In his essay, Dettmar argues that “Dead Poets Society” does not take humanities seriously enough as a discipline. He characterizes this position as connected to a broader cultural disdain for the critical study of culture and aesthetics, epitomized by (for example) President Obama’s recent good-humored dig at art history majors. The truth, though, is that, in its own way, “Dead Poets Society,” and the broader culture, take the study of aesthetics, and their manipulation, very seriously indeed. That’s because politics, in “Dead Poets Society,” and in America today, is constantly slipping into aesthetics. The “axis of evil,” welfare queens, birth certificates, “yes we can” — the realm of politics is the realm of the meme. It’s not an accident that Keating encourages his students to call him “O Captain, My Captain” — the phrase Whitman, at his most sloganeering, used to refer to Abraham Lincoln. Idolatry, loyalty, pageantry in the name of individualism and freedom — that’s not just the basis of Keating’s class. It’s the basis for our political life as well.

Humanities and aesthetics are not marginal discourses in our society.  On the contrary, they’re central to how we relate to politics and to power. We live in a time when mass politics involves the continuous manipulation of aesthetics.

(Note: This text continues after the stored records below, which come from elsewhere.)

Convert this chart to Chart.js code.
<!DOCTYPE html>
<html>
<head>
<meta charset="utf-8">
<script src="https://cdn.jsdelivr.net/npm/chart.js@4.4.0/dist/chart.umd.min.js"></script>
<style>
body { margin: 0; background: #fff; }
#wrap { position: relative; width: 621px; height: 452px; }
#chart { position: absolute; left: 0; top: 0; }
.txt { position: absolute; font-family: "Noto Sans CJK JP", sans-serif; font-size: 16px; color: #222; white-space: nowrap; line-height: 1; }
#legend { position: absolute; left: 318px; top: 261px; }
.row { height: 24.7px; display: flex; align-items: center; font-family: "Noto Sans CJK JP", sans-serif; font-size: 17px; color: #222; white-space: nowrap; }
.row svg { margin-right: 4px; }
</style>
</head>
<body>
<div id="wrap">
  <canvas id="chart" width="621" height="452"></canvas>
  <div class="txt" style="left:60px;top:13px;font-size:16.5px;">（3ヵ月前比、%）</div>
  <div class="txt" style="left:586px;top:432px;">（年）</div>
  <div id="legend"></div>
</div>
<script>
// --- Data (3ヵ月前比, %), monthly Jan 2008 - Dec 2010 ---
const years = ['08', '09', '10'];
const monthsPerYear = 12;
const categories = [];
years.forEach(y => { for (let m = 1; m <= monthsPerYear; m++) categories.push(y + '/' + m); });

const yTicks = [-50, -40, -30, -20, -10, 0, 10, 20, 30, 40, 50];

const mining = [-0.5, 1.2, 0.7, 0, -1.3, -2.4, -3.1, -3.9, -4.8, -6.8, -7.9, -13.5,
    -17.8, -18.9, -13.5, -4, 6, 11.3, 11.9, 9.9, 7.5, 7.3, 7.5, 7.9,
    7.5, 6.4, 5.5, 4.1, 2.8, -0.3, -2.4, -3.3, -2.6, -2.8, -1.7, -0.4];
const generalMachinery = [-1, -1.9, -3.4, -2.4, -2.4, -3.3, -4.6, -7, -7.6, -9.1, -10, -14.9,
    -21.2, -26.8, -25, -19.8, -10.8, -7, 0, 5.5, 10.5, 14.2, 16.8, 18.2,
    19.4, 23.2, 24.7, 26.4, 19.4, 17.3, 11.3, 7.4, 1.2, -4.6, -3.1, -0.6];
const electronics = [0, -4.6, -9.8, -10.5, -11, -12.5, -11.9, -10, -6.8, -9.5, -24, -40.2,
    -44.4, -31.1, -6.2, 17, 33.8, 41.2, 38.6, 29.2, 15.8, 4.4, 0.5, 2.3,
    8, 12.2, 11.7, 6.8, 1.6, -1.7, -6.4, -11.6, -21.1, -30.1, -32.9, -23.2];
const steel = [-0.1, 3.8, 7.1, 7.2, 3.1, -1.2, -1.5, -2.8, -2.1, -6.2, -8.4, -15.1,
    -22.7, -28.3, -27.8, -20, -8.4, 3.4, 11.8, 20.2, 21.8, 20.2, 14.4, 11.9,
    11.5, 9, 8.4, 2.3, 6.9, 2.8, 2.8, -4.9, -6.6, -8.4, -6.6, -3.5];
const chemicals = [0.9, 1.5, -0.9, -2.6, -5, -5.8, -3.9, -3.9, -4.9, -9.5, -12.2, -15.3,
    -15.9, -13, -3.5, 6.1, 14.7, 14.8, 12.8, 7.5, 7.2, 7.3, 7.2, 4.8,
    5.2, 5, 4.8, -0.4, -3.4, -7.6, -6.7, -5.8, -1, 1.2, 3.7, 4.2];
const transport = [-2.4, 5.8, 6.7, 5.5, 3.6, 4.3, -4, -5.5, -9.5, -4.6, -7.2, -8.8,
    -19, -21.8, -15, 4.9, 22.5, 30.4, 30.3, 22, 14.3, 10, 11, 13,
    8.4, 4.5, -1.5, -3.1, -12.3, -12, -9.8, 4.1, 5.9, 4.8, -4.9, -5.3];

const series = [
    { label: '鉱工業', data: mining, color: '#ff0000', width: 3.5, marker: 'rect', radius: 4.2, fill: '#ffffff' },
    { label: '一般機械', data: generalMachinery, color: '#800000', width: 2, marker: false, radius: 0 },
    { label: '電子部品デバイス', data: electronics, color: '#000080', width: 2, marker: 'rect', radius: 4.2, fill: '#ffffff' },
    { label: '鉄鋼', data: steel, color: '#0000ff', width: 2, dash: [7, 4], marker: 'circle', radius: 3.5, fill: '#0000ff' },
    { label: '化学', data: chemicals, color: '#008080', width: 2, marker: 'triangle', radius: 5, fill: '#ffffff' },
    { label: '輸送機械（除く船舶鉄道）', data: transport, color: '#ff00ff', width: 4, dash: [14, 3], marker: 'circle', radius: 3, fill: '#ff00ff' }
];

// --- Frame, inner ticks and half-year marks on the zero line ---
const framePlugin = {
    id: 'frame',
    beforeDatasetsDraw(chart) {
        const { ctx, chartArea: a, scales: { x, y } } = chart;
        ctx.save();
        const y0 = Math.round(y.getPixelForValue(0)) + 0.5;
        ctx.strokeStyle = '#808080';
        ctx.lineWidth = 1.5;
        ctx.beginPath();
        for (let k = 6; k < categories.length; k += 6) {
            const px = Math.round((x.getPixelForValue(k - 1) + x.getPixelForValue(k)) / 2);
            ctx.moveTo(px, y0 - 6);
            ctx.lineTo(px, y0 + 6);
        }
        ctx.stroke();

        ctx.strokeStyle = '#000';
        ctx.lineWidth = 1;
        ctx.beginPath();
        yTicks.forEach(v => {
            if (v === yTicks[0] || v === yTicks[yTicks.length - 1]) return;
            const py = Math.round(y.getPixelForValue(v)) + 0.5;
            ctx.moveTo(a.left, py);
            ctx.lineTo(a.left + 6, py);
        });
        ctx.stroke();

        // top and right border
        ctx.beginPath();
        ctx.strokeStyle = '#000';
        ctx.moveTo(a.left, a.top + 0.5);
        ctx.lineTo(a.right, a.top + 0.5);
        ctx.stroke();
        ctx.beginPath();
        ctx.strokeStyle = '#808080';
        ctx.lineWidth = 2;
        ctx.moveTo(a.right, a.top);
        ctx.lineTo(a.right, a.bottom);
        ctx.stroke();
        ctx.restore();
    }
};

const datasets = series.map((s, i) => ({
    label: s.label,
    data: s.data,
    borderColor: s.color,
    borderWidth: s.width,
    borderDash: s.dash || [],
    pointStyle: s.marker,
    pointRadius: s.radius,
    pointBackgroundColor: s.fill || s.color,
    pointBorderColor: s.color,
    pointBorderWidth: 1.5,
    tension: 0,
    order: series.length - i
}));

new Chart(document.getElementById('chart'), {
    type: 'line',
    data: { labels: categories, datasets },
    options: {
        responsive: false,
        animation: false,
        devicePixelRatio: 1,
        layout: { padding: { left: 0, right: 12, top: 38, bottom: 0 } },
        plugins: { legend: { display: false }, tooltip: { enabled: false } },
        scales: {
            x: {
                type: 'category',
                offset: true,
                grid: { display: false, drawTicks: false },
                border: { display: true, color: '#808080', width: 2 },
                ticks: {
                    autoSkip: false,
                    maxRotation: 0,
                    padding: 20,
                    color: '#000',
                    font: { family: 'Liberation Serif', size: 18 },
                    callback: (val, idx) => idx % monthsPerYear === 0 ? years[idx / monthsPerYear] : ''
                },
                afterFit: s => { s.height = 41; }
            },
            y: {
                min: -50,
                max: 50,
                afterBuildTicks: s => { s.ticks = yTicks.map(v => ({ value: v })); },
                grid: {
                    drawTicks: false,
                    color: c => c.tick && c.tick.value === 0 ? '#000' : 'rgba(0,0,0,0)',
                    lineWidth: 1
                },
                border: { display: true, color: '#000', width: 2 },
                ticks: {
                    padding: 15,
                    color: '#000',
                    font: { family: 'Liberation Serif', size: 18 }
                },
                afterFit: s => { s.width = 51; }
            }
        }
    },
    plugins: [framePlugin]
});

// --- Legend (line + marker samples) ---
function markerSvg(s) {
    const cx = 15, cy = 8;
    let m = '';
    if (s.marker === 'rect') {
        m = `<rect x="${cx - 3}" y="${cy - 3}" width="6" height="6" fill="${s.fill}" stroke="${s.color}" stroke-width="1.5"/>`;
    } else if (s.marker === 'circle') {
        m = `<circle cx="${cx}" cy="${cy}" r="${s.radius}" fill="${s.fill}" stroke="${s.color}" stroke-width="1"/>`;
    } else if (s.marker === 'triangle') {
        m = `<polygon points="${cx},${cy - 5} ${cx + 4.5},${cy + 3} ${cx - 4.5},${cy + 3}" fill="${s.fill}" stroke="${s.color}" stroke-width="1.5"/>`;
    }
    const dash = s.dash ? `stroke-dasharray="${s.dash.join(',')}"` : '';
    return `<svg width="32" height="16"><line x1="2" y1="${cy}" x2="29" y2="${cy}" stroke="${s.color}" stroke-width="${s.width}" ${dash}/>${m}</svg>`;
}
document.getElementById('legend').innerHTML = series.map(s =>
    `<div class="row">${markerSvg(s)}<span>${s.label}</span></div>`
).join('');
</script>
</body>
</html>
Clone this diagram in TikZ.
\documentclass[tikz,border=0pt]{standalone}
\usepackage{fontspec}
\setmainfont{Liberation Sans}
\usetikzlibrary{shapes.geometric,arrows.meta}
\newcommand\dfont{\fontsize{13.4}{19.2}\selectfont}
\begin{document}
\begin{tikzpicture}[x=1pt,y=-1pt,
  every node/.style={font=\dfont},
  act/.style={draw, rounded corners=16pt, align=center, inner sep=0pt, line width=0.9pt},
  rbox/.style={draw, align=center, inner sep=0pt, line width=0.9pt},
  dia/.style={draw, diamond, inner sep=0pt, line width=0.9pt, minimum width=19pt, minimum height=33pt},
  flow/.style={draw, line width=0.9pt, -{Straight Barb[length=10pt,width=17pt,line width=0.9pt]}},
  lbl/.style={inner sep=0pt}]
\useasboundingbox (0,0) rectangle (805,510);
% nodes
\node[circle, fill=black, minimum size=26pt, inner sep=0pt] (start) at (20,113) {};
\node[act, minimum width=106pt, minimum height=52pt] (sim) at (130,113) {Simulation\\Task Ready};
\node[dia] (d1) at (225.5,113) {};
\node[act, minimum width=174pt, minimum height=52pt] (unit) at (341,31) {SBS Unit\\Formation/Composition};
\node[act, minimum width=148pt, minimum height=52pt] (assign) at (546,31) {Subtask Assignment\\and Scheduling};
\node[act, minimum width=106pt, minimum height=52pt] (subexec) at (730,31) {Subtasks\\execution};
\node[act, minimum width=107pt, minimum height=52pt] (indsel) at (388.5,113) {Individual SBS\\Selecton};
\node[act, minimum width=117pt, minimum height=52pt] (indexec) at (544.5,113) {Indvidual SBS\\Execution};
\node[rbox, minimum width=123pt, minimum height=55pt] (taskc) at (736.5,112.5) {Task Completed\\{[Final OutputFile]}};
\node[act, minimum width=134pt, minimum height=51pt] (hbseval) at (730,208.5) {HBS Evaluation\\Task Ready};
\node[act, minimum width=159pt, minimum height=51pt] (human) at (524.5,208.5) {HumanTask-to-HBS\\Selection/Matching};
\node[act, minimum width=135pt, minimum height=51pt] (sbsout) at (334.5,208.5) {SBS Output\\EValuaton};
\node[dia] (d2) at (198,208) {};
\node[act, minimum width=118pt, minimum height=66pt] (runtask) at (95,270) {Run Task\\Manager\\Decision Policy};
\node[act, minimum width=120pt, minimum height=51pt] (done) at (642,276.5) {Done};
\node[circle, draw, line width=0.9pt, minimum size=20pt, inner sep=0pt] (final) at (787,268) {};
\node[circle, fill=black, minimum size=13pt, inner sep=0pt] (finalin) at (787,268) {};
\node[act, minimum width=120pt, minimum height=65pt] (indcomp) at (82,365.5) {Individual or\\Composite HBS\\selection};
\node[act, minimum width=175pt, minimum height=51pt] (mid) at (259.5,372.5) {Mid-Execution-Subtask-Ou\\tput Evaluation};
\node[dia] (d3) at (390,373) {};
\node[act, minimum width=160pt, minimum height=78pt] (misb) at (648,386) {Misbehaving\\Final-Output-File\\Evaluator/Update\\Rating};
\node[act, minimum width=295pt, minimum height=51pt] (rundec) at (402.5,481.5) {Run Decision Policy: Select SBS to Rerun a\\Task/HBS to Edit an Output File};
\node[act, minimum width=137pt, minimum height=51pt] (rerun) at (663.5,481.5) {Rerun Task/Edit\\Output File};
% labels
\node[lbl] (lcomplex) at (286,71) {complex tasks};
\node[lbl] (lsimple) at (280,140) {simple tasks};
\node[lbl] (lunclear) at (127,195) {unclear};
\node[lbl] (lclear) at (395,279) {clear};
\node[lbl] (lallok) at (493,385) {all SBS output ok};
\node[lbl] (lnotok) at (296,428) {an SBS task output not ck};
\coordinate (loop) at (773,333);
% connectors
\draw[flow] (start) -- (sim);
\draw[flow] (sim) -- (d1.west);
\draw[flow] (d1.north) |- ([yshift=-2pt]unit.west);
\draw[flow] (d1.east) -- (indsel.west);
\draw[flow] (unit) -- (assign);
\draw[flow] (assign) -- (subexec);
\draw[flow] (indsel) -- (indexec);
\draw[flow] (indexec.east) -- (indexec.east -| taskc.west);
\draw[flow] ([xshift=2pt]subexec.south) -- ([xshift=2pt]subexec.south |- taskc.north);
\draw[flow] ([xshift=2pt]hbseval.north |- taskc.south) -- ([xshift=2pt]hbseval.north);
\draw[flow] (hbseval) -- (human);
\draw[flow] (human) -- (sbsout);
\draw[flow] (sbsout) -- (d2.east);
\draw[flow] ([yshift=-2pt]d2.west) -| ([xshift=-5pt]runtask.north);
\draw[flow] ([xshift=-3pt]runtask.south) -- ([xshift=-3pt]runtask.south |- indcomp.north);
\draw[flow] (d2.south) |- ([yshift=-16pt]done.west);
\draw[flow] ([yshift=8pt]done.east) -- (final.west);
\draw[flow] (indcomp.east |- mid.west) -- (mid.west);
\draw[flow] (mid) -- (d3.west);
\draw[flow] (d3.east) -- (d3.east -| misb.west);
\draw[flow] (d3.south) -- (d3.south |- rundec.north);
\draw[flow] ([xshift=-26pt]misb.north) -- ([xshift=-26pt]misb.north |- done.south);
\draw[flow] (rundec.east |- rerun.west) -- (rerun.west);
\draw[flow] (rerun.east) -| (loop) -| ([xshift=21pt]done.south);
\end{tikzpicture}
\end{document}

That’s why amateurish embrace of aesthetics, which Dettmar warns about, is dangerous —it leaves you at the mercy of whatever enthusiasm, or whatever dear leader, climbs up onto the desk. Inspiration without analysis is a recipe for gullibility, for cruelty and for an unthinking reaffirmation of prejudice as the self-actualization of the powerful. We need to understand the discipline of the humanities because, if we don’t, the humanities will continue to discipline us.